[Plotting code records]
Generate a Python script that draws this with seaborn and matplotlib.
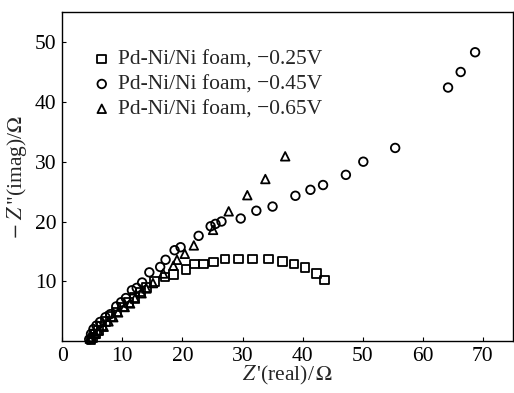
import pandas as pd
import matplotlib
matplotlib.use("Agg")
import matplotlib.pyplot as plt
import seaborn as sns

# data (Z' real, -Z'' imag), ohm
sq_x = [4.8, 5.1, 5.5, 6.0, 6.5, 7.2, 8.0, 9.0, 10.0, 11.0, 12.0, 13.0, 14.0, 15.4,
        17.1, 18.5, 20.6, 22.0, 23.5, 25.2, 27.1, 29.3, 31.7, 34.3, 36.7, 38.6, 40.4, 42.3, 43.6]
sq_y = [0.2, 0.6, 1.2, 1.8, 2.5, 3.3, 4.1, 4.9, 5.7, 6.5, 7.3, 8.2, 9.0, 10.0,
        10.7, 11.1, 12.0, 12.9, 12.9, 13.2, 13.7, 13.7, 13.7, 13.7, 13.3, 12.9, 12.3, 11.3, 10.2]

ci_x = [4.5, 4.8, 5.2, 5.7, 6.3, 7.2, 8.0, 9.0, 9.8, 10.6, 11.6, 12.4, 13.3, 14.5, 16.3,
        17.2, 18.7, 19.7, 22.7, 24.7, 25.5, 26.5, 29.7, 32.3, 35.0, 38.8, 41.3, 43.4,
        47.2, 50.1, 55.4, 64.2, 66.3, 68.7]
ci_y = [0.3, 1.2, 2.0, 2.6, 3.2, 4.0, 4.5, 5.8, 6.5, 7.2, 8.5, 8.9, 9.8, 11.5, 12.4,
        13.6, 15.2, 15.7, 17.6, 19.2, 19.6, 20.0, 20.5, 21.8, 22.5, 24.3, 25.3, 26.1,
        27.8, 30.0, 32.3, 42.4, 45.0, 48.3]

tr_x = [4.6, 4.9, 5.5, 6.0, 6.9, 7.7, 8.5, 9.3, 10.4, 11.3, 12.1, 13.2, 14.0, 15.1,
        16.8, 18.5, 19.1, 20.4, 21.9, 25.1, 27.7, 30.8, 33.8, 37.1]
tr_y = [0.4, 0.7, 1.2, 1.8, 2.4, 3.3, 4.0, 4.8, 5.7, 6.3, 7.1, 8.0, 8.8, 9.7,
        11.3, 12.6, 13.6, 14.6, 16.0, 18.6, 21.7, 24.4, 27.1, 30.9]

labels = ["Pd-Ni/Ni foam, \u22120.25V", "Pd-Ni/Ni foam, \u22120.45V", "Pd-Ni/Ni foam, \u22120.65V"]

sns.set_theme(style="white")
plt.rcParams['font.family'] = ['Liberation Serif', 'DejaVu Serif']
plt.rcParams['mathtext.fontset'] = 'stix'

fig, ax = plt.subplots(figsize=(5.14, 3.93), dpi=100)

series = [(sq_x, sq_y, 's', labels[0]), (ci_x, ci_y, 'o', labels[1]), (tr_x, tr_y, '^', labels[2])]
for xs, ys, mk, lab in series:
    df = pd.DataFrame({'real': xs, 'imag': ys})
    sns.scatterplot(data=df, x='real', y='imag', marker=mk, s=38, facecolors='none',
                    edgecolor='black', linewidth=1.3, label=lab, ax=ax, clip_on=False)

ax.set_xlim(0, 75)
ax.set_ylim(0, 55)
ax.set_xticks([0, 10, 20, 30, 40, 50, 60, 70])
ax.set_yticks([10, 20, 30, 40, 50])
ax.tick_params(direction='in', length=3, width=0.8, labelsize=15.5, colors='black',
               bottom=True, left=True, pad=4)
for sp in ax.spines.values():
    sp.set_color('black')
    sp.set_linewidth(1.0)

ax.set_xlabel(r"$Z\,$'(real)/$\,\Omega$", fontsize=15.5, labelpad=-1)
ax.set_ylabel(r'$-\ Z\,$"(imag)/$\Omega$', fontsize=15.5, labelpad=4)

leg = ax.legend(loc='upper left', bbox_to_anchor=(0.04, 0.912), frameon=False, fontsize=15.5,
                handlelength=1.2, handletextpad=0.15, labelspacing=0.22, borderaxespad=0)

fig.subplots_adjust(left=0.121, right=0.998, top=0.969, bottom=0.132)
fig.savefig("out.png", dpi=100)
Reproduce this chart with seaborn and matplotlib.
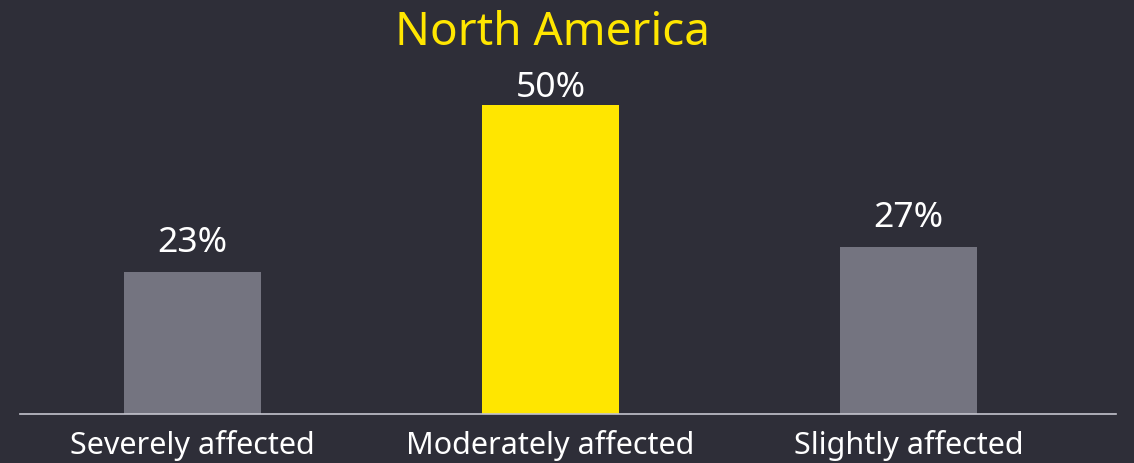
import matplotlib
matplotlib.use("Agg")
import matplotlib.pyplot as plt
import seaborn as sns

# values
categories = ["Severely affected", "Moderately affected", "Slightly affected"]
shares = [23, 50, 27]
bar_colors = ["#747480", "#ffe600", "#747480"]
label_offsets = [15, 6.5, 15]  # points from bar top to label baseline

bg = "#2e2e38"

sns.set_theme(style="dark")
plt.rcParams["font.family"] = ["Noto Sans", "DejaVu Sans"]

fig = plt.figure(figsize=(11.34, 4.64), dpi=100, facecolor=bg)
ax = fig.add_axes([0.0176, 0.1056, 0.9665, 0.765])
ax.set_facecolor(bg)

sns.barplot(x=categories, y=shares, hue=categories, palette=bar_colors,
            width=0.383, legend=False, saturation=1, linewidth=0, ax=ax)

ax.set_xlim(-0.482, 2.58)
ax.set_ylim(0, 57.5)

for i, v in enumerate(shares):
    ax.annotate(f"{v}%", (i, v), xytext=(0, label_offsets[i]),
                textcoords="offset points", ha="center", va="baseline",
                color="white", fontsize=25.5)

fig.text(0.487, 0.903, "North America", color="#ffe600", fontsize=33,
         ha="center", va="baseline")

for s in ["top", "right", "left"]:
    ax.spines[s].set_visible(False)
ax.spines["bottom"].set_color("#c4c4cd")
ax.spines["bottom"].set_linewidth(1.2)
ax.set_yticks([])
ax.tick_params(axis="x", colors="white", labelsize=22, length=0, pad=11)
ax.set_xlabel("")
ax.set_ylabel("")
ax.grid(False)

fig.savefig("out.png", dpi=100, facecolor=bg)
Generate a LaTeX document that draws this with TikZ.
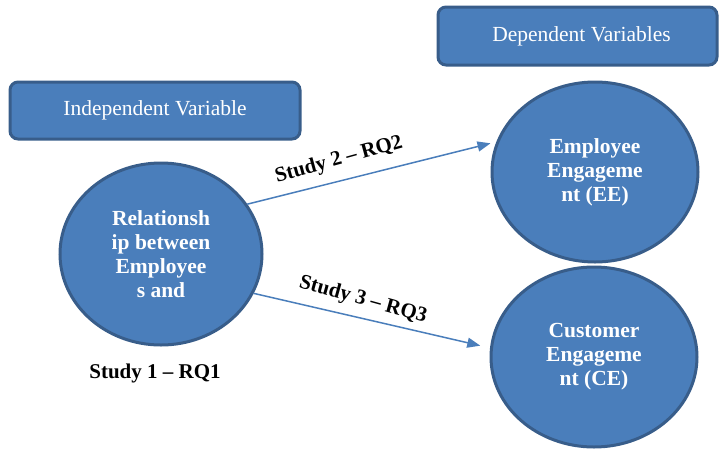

PROBLEM TO WORK ON:
Write out the material above once more, exactly as it reads, with no pictures.

TASK ANSWER:
Generate a Python script that draws this with seaborn and matplotlib.
import pandas as pd
import matplotlib
matplotlib.use("Agg")
import matplotlib.pyplot as plt
import seaborn as sns

# data (Z' real, -Z'' imag), ohm
sq_x = [4.8, 5.1, 5.5, 6.0, 6.5, 7.2, 8.0, 9.0, 10.0, 11.0, 12.0, 13.0, 14.0, 15.4,
        17.1, 18.5, 20.6, 22.0, 23.5, 25.2, 27.1, 29.3, 31.7, 34.3, 36.7, 38.6, 40.4, 42.3, 43.6]
sq_y = [0.2, 0.6, 1.2, 1.8, 2.5, 3.3, 4.1, 4.9, 5.7, 6.5, 7.3, 8.2, 9.0, 10.0,
        10.7, 11.1, 12.0, 12.9, 12.9, 13.2, 13.7, 13.7, 13.7, 13.7, 13.3, 12.9, 12.3, 11.3, 10.2]

ci_x = [4.5, 4.8, 5.2, 5.7, 6.3, 7.2, 8.0, 9.0, 9.8, 10.6, 11.6, 12.4, 13.3, 14.5, 16.3,
        17.2, 18.7, 19.7, 22.7, 24.7, 25.5, 26.5, 29.7, 32.3, 35.0, 38.8, 41.3, 43.4,
        47.2, 50.1, 55.4, 64.2, 66.3, 68.7]
ci_y = [0.3, 1.2, 2.0, 2.6, 3.2, 4.0, 4.5, 5.8, 6.5, 7.2, 8.5, 8.9, 9.8, 11.5, 12.4,
        13.6, 15.2, 15.7, 17.6, 19.2, 19.6, 20.0, 20.5, 21.8, 22.5, 24.3, 25.3, 26.1,
        27.8, 30.0, 32.3, 42.4, 45.0, 48.3]

tr_x = [4.6, 4.9, 5.5, 6.0, 6.9, 7.7, 8.5, 9.3, 10.4, 11.3, 12.1, 13.2, 14.0, 15.1,
        16.8, 18.5, 19.1, 20.4, 21.9, 25.1, 27.7, 30.8, 33.8, 37.1]
tr_y = [0.4, 0.7, 1.2, 1.8, 2.4, 3.3, 4.0, 4.8, 5.7, 6.3, 7.1, 8.0, 8.8, 9.7,
        11.3, 12.6, 13.6, 14.6, 16.0, 18.6, 21.7, 24.4, 27.1, 30.9]

labels = ["Pd-Ni/Ni foam, \u22120.25V", "Pd-Ni/Ni foam, \u22120.45V", "Pd-Ni/Ni foam, \u22120.65V"]

sns.set_theme(style="white")
plt.rcParams['font.family'] = ['Liberation Serif', 'DejaVu Serif']
plt.rcParams['mathtext.fontset'] = 'stix'

fig, ax = plt.subplots(figsize=(5.14, 3.93), dpi=100)

series = [(sq_x, sq_y, 's', labels[0]), (ci_x, ci_y, 'o', labels[1]), (tr_x, tr_y, '^', labels[2])]
for xs, ys, mk, lab in series:
    df = pd.DataFrame({'real': xs, 'imag': ys})
    sns.scatterplot(data=df, x='real', y='imag', marker=mk, s=38, facecolors='none',
                    edgecolor='black', linewidth=1.3, label=lab, ax=ax, clip_on=False)

ax.set_xlim(0, 75)
ax.set_ylim(0, 55)
ax.set_xticks([0, 10, 20, 30, 40, 50, 60, 70])
ax.set_yticks([10, 20, 30, 40, 50])
ax.tick_params(direction='in', length=3, width=0.8, labelsize=15.5, colors='black',
               bottom=True, left=True, pad=4)
for sp in ax.spines.values():
    sp.set_color('black')
    sp.set_linewidth(1.0)

ax.set_xlabel(r"$Z\,$'(real)/$\,\Omega$", fontsize=15.5, labelpad=-1)
ax.set_ylabel(r'$-\ Z\,$"(imag)/$\Omega$', fontsize=15.5, labelpad=4)

leg = ax.legend(loc='upper left', bbox_to_anchor=(0.04, 0.912), frameon=False, fontsize=15.5,
                handlelength=1.2, handletextpad=0.15, labelspacing=0.22, borderaxespad=0)

fig.subplots_adjust(left=0.121, right=0.998, top=0.969, bottom=0.132)
fig.savefig("out.png", dpi=100)
Reproduce this chart with seaborn and matplotlib.
import matplotlib
matplotlib.use("Agg")
import matplotlib.pyplot as plt
import seaborn as sns

# values
categories = ["Severely affected", "Moderately affected", "Slightly affected"]
shares = [23, 50, 27]
bar_colors = ["#747480", "#ffe600", "#747480"]
label_offsets = [15, 6.5, 15]  # points from bar top to label baseline

bg = "#2e2e38"

sns.set_theme(style="dark")
plt.rcParams["font.family"] = ["Noto Sans", "DejaVu Sans"]

fig = plt.figure(figsize=(11.34, 4.64), dpi=100, facecolor=bg)
ax = fig.add_axes([0.0176, 0.1056, 0.9665, 0.765])
ax.set_facecolor(bg)

sns.barplot(x=categories, y=shares, hue=categories, palette=bar_colors,
            width=0.383, legend=False, saturation=1, linewidth=0, ax=ax)

ax.set_xlim(-0.482, 2.58)
ax.set_ylim(0, 57.5)

for i, v in enumerate(shares):
    ax.annotate(f"{v}%", (i, v), xytext=(0, label_offsets[i]),
                textcoords="offset points", ha="center", va="baseline",
                color="white", fontsize=25.5)

fig.text(0.487, 0.903, "North America", color="#ffe600", fontsize=33,
         ha="center", va="baseline")

for s in ["top", "right", "left"]:
    ax.spines[s].set_visible(False)
ax.spines["bottom"].set_color("#c4c4cd")
ax.spines["bottom"].set_linewidth(1.2)
ax.set_yticks([])
ax.tick_params(axis="x", colors="white", labelsize=22, length=0, pad=11)
ax.set_xlabel("")
ax.set_ylabel("")
ax.grid(False)

fig.savefig("out.png", dpi=100, facecolor=bg)
Generate a LaTeX document that draws this with TikZ.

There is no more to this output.